An underestimated brightness profile uncertainty

The uncertainty on the fitted brightness profile is typically underestimated. For this reason we do not show the uncertainty on the reconstructed brightness profile by default. The model framework produces an estimate of the uncertainty on the brightness profile, but this is not reliable because reconstructing the brightness from Fourier data is an ill-posed problem. The model’s confidence interval does not typically capture a fit’s ill-defined systematic uncertainty, i.e., that due to sparse sampling in the (u,v) plane.

For example if the visibility amplitude were to spike at any point beyond the data’s maximum baseline, this would imprint high amplitude variations in the brightness profile on small spatial scales. Unless we know a priori (which is not generally the case) that the visibilities are decreasing sufficiently rapidly with increasing baseline, the uncertainty is therefore formally infinite. While it is reasonable to assume that for real disc brightness profiles the visibilities do decrease rapidly at long baseline, it is not straightforward to generically extrapolate the slope of this decline beyond a dataset’s longest baseline; a robust error estimate is thus difficult to obtain.

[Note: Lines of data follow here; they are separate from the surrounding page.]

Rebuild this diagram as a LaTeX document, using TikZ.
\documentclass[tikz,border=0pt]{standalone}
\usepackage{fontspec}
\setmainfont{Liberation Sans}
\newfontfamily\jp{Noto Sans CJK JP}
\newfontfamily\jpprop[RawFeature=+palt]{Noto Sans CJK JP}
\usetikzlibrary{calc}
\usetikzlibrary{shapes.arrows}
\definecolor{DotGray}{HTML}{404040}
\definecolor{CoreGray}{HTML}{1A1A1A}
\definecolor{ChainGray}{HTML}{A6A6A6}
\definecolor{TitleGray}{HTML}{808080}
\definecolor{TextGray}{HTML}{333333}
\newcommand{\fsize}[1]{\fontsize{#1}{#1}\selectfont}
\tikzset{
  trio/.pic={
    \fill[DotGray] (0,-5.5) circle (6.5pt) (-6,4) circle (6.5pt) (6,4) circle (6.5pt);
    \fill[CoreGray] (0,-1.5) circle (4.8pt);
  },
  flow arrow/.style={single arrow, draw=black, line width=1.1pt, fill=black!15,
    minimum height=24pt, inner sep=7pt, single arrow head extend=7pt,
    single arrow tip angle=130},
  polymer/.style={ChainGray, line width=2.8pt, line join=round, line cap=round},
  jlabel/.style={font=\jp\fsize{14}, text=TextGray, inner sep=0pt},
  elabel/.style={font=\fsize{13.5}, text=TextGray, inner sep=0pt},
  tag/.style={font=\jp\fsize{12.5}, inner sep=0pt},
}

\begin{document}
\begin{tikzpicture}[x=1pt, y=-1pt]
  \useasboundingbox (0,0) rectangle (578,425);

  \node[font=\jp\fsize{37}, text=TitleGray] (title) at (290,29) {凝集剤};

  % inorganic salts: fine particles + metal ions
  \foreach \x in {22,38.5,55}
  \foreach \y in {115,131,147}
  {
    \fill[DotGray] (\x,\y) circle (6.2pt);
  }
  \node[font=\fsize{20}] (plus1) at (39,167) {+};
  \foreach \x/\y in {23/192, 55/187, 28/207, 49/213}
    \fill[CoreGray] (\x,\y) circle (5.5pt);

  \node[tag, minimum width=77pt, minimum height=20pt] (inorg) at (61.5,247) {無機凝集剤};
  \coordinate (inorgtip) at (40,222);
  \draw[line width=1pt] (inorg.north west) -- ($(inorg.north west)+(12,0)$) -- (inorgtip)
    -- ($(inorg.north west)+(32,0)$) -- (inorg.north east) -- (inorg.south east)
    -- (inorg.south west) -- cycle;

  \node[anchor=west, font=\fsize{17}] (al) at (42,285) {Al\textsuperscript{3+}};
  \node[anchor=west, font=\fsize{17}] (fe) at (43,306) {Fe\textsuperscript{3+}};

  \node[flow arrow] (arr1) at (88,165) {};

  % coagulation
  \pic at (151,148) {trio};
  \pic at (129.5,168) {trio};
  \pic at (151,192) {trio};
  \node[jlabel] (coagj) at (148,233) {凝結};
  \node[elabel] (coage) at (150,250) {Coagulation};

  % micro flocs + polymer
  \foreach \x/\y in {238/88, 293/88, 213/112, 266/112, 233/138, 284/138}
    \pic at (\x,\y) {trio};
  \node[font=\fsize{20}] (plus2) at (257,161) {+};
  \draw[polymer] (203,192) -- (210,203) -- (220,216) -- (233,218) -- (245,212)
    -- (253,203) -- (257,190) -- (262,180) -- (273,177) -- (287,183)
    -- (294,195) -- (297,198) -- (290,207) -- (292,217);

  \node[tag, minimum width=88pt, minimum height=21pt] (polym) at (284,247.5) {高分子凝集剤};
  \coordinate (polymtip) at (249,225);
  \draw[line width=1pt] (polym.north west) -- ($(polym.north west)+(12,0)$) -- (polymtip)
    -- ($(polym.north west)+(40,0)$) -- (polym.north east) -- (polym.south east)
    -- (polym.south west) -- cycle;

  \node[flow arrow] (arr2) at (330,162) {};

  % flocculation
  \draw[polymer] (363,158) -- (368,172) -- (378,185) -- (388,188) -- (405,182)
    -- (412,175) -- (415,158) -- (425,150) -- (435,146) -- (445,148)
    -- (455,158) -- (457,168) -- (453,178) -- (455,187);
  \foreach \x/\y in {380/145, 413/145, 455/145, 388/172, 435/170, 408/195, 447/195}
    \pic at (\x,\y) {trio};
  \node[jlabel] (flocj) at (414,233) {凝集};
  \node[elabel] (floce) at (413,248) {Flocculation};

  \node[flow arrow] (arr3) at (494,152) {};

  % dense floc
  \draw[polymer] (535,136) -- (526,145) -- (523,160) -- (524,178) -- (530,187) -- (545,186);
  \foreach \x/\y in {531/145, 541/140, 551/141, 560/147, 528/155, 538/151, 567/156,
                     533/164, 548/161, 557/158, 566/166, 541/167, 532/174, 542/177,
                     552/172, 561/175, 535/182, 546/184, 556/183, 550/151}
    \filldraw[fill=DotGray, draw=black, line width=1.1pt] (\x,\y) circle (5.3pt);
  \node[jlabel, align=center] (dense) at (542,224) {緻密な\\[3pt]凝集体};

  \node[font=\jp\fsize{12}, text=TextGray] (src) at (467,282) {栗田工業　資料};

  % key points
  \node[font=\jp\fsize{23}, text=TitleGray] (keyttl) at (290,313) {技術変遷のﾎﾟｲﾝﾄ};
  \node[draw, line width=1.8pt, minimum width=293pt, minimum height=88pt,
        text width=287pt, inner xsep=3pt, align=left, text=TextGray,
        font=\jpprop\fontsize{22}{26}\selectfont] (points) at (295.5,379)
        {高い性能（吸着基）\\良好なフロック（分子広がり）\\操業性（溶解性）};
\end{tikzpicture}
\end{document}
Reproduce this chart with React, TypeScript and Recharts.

Two effective ways to (at least coarsely) assess a brightness profile’s uncertainty are:
- Vary the model hyperparameters (see this tutorial) and examine the variation in the brightness across these different fits.
- Perform the fit for a given dataset by first truncating the data at increasingly shorter maximum baseline (say, in steps of \(100\ {\rm k}\lambda\)). The variation in a given feature in the brightness profile as the maximum baseline in the dataset increases can give a sense of how well resolved this feature is. If it is highly resolved, the local brightness uncertainty can be expected to be small.